元々は舞台ミュージカルとして演じられていた物を小説として上梓された作品です。


主人公は30歳の彦根藩士・水島善蔵
善蔵は井伊直政に小姓として重用されていたのですが、治水や土木の才を見込まれて作事方に就いている130石の武士です。
直政が亡くなった時に、その側室だったお燕を拝領妻(家臣に下げ渡された妻)としていました。

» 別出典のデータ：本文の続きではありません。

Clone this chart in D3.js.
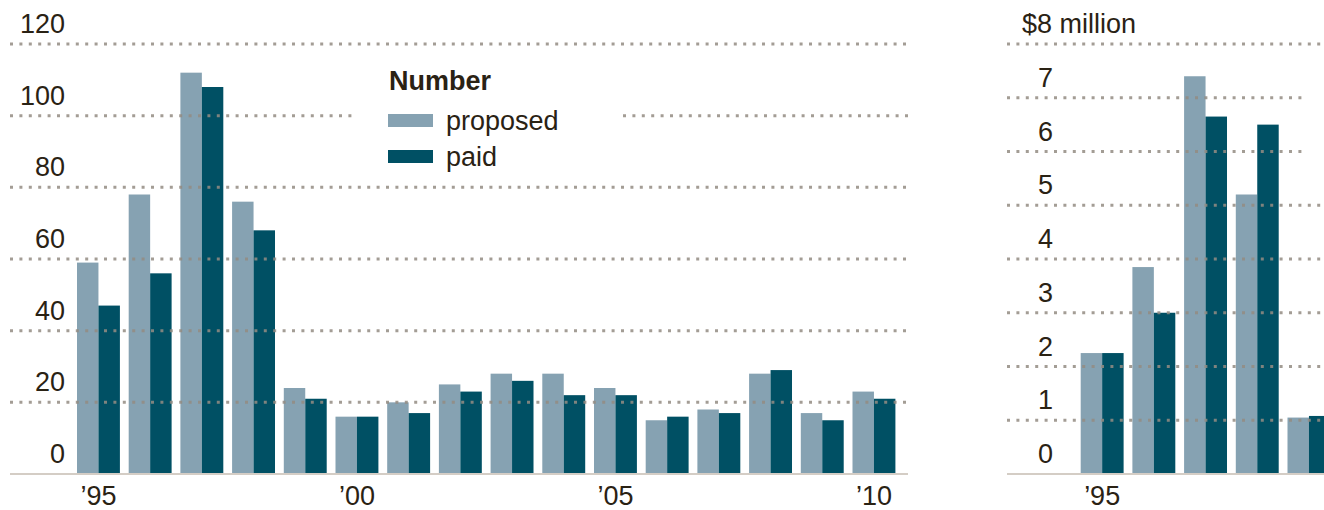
<!DOCTYPE html>
<html>
<head>
<meta charset="utf-8">
<script src="https://cdn.jsdelivr.net/npm/d3@7"></script>
<style>
  body { margin: 0; background: #fff; }
  svg text { font-family: "Liberation Sans", Arial, sans-serif; fill: #2a2214; }
</style>
</head>
<body>
<div id="chart"></div>
<script>
// data
let years = [1995, 1996, 1997, 1998, 1999, 2000, 2001, 2002, 2003, 2004, 2005, 2006, 2007, 2008, 2009, 2010];
let proposedCount = [59, 78, 112, 76, 24, 16, 20, 25, 28, 28, 24, 15, 18, 28, 17, 23];
let paidCount = [47, 56, 108, 68, 21, 16, 17, 23, 26, 22, 22, 16, 17, 29, 15, 21];

// right panel is cut off by the frame: only the first years show
let moneyYears = [1995, 1996, 1997, 1998, 1999];
let proposedMoney = [2.25, 3.85, 7.4, 5.2, 1.05];
let paidMoney = [2.25, 3.0, 6.65, 6.5, 1.08];

let countTicks = [0, 20, 40, 60, 80, 100, 120];
let moneyTicks = [0, 1, 2, 3, 4, 5, 6, 7, 8];
let yearTicks = [1995, 2000, 2005, 2010];
let series = ["proposed", "paid"];
let colors = { proposed: "#86a2b2", paid: "#005064" };

let width = 1324, height = 510;
let fontSize = 27;
let svg = d3.select("#chart").append("svg")
    .attr("width", width)
    .attr("height", height);

let gridColor = "#948c83";
let fmtYear = d => "\u2019" + String(d).slice(2);

function gridLine(g, x1, x2, yy) {
    g.append("line")
        .attr("x1", x1).attr("x2", x2)
        .attr("y1", yy).attr("y2", yy)
        .attr("stroke", gridColor)
        .attr("stroke-width", 3)
        .attr("stroke-dasharray", "3,6.4")
        .attr("opacity", 0.85);
}

function panel(opts) {
    let x = d3.scaleBand().domain(years)
        .range([opts.x0, opts.x0 + years.length * 51.7])
        .paddingInner(0.17).paddingOuter(0.085);
    let x1 = d3.scaleBand().domain(series).range([0, x.bandwidth()]);
    let y = d3.scaleLinear().domain(opts.yDomain).range([474, 44]);

    let rows = opts.cats.map((c, i) => ({ year: c, proposed: opts.proposed[i], paid: opts.paid[i] }));

    let g = svg.append("g");

    // bars
    g.selectAll("g.year")
        .data(rows)
        .enter().append("g")
        .attr("transform", d => `translate(${x(d.year)},0)`)
        .selectAll("rect")
        .data(d => series.map(s => ({ key: s, value: d[s] })))
        .enter().append("rect")
        .attr("x", d => x1(d.key))
        .attr("width", x1.bandwidth())
        .attr("y", d => y(d.value))
        .attr("height", d => y(0) - y(d.value))
        .attr("fill", d => colors[d.key]);

    // dotted gridlines, on top of the bars
    opts.ticks.filter(t => t > 0).forEach(t => {
        let segs = (opts.gridSegs && opts.gridSegs[t]) || [[opts.gridX0, opts.gridX1]];
        segs.forEach(s => gridLine(g, s[0], s[1], y(t)));
    });

    // baseline
    g.append("line")
        .attr("x1", opts.gridX0).attr("x2", opts.gridX1)
        .attr("y1", y(0)).attr("y2", y(0))
        .attr("stroke", "#d4cdc5")
        .attr("stroke-width", 2);

    // y tick labels
    g.selectAll("text.ytick")
        .data(opts.ticks)
        .enter().append("text")
        .attr("x", opts.labelX)
        .attr("y", d => y(d) - 11)
        .attr("text-anchor", "end")
        .attr("font-size", fontSize)
        .text(d => opts.tickText(d));

    // x tick labels
    g.selectAll("text.xtick")
        .data(opts.xTicks)
        .enter().append("text")
        .attr("x", d => x(d) + x.bandwidth() / 2)
        .attr("y", 505)
        .attr("text-anchor", "middle")
        .attr("font-size", fontSize)
        .text(fmtYear);

    return { g: g, y: y };
}

panel({
    x0: 72.6,
    yDomain: [0, 120],
    cats: years,
    proposed: proposedCount,
    paid: paidCount,
    ticks: countTicks,
    tickText: d => d,
    labelX: 65,
    gridX0: 10, gridX1: 908,
    gridSegs: { 100: [[10, 353], [623, 908]] },
    xTicks: yearTicks
});

let right = panel({
    x0: 1076.3,
    yDomain: [0, 8],
    cats: moneyYears,
    proposed: proposedMoney,
    paid: paidMoney,
    ticks: moneyTicks.filter(t => t < 8),
    tickText: d => d,
    labelX: 1053,
    gridX0: 1007, gridX1: 1324,
    gridSegs: { 6: [[1007, 1302]], 7: [[1007, 1302]] },
    xTicks: [1995]
});

// top money gridline and its label
gridLine(right.g, 1007, 1324, right.y(8));
right.g.append("text")
    .attr("x", 1022).attr("y", right.y(8) - 11)
    .attr("font-size", fontSize)
    .text("$8 million");

// legend
let legend = svg.append("g").attr("transform", "translate(388,0)");
legend.append("text")
    .attr("x", 1).attr("y", 90)
    .attr("font-size", fontSize).attr("font-weight", "bold")
    .text("Number");
legend.selectAll("rect.sw")
    .data(series)
    .enter().append("rect")
    .attr("x", 0)
    .attr("y", (d, i) => 114 + i * 36)
    .attr("width", 45).attr("height", 13)
    .attr("fill", d => colors[d]);
legend.selectAll("text.lab")
    .data(series)
    .enter().append("text")
    .attr("x", 58)
    .attr("y", (d, i) => 130 + i * 36)
    .attr("font-size", fontSize)
    .text(d => d);
</script>
</body>
</html>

お燕は22歳。
拝領妻という事を鼻にかけず水島家に尽くす何でも率先してする奥さんでした。

善蔵とお燕はとても仲睦まじい夫婦だったのです。


時代は江戸時代初期。
彦根藩では佐和山城を廃城にして彦根城築城が行われ、善蔵も彦根城築城に作事方として参画していましたがそんな忙しい中でも二人の間には息子(一太郎)が生まれたのです。


そんな彦根城築城が落ち着いた慶長11(1606)年末(一太郎が生まれたのは秋)、水島善蔵は翌年に来る朝鮮通信使の接待準備を命じられたのでした。


この朝鮮通信使が彦根に入り藩の接待を受けた時、お燕が朝鮮の踊りを披露したのです。
そんなお燕を見て、堂上訳官・李慶植が「チョビ!」と叫び、お燕は動揺したのです。


実はお燕は豊臣秀吉の唐入りの時に日本兵にさらわれ、伊予大洲で機織の仕事をさせられたのですが、藤堂高虎が伏見の秀吉に献上した女性だったのです。
秀吉は病の為、お気に入りの井伊直政にお燕を与え直政は側室に迎えたのでした。

そして李慶植はお燕の朝鮮での夫だったのです。


朝鮮通信使の来日の目的は「秀吉に連れ去られた朝鮮人の全員の帰国」を幕府に主張する事でした。
この通信使を接待する善蔵と二人の夫の間で揺れるお燕。

そして井伊家が直継派と直孝派に別れ争う中、拝領妻の解釈も重なって間に挟まれてしまう善蔵やお燕の苦しみなど見どころが沢山です。


そして通信使の事もよく解る読み易い小説ですよ。